Le Giec reconnaît que la transition juste peut accélérer la transition climatique et même lui donner plus d’ambition. Le bien-être et la réduction des inégalités devraient devenir la boussole de nos économies, à la place de la poursuite aveugle de la croissance du PIB.

Il nous revient de définir les trajectoires (notamment sectorielles) qui permettront aux travailleuses et aux travailleurs de s’inscrire pleinement dans des emplois de qualité et d’avenir.

Les entreprises doivent se doter d’un plan crédible pour atteindre la neutralité carbone à l’horizon 2050. Les aides publiques qui leur sont octroyées devraient toutes être conditionnées à l’élaboration et à l’exécution de ces plans. Ces plans doivent aussi être concertés avec les représentants syndicaux sur le terrain, dans les conseil d’entreprises, afin de mieux anticiper les impacts de la transition climatique sur l’emploi et la formation.

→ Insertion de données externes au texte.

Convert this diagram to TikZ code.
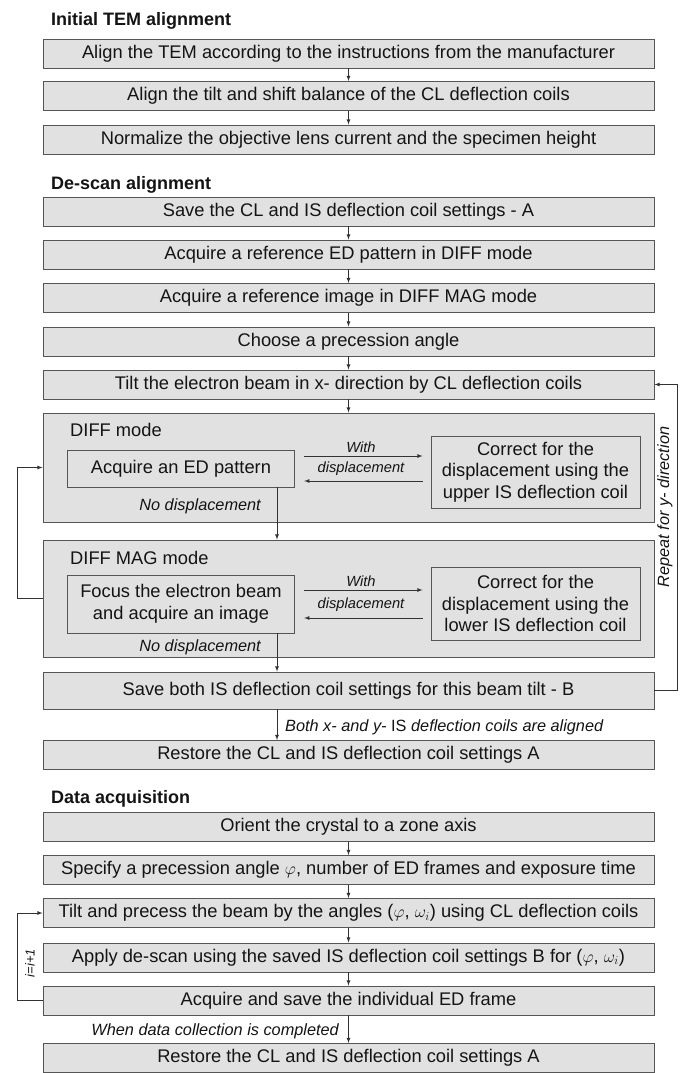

Les urgences sont multiples et les idées ne manquent pas!

Concernant le logement, la juste transition signifierait entre autres de proposer des préfinancements de travaux afin d’aider les nombreux ménages (plus de la moitié de la population belge) qui n’ont pas les moyens de rénover ni d’isoler leur habitation. Cela supposerait également de passer d’une logique de primes individuelles à une approche collective, par quartiers, en commençant par les plus défavorisés.

En termes de mobilité, nous demandons depuis des années que les transports en commun (SNCB, STIB, TEC, De Lijn) voient leurs moyens renforcés, que le territoire belge soit beaucoup mieux desservi et que les prix diminuent.

Nous souhaitons également nous engager, concrètement, sur base de trajectoires sectorielles dans la réduction des émissions de carbone, dans des conventions collectives renforçant les possibilités de formations.

La question climatique est indissociable des questions socio-économiques. La transition écologique sera sociale… ou ne sera pas. Les représentants politiques doivent le comprendre. Les employeurs aussi. Les organisations syndicales sont prêtes au dialogue. Nous le répèterons lors de cette conférence.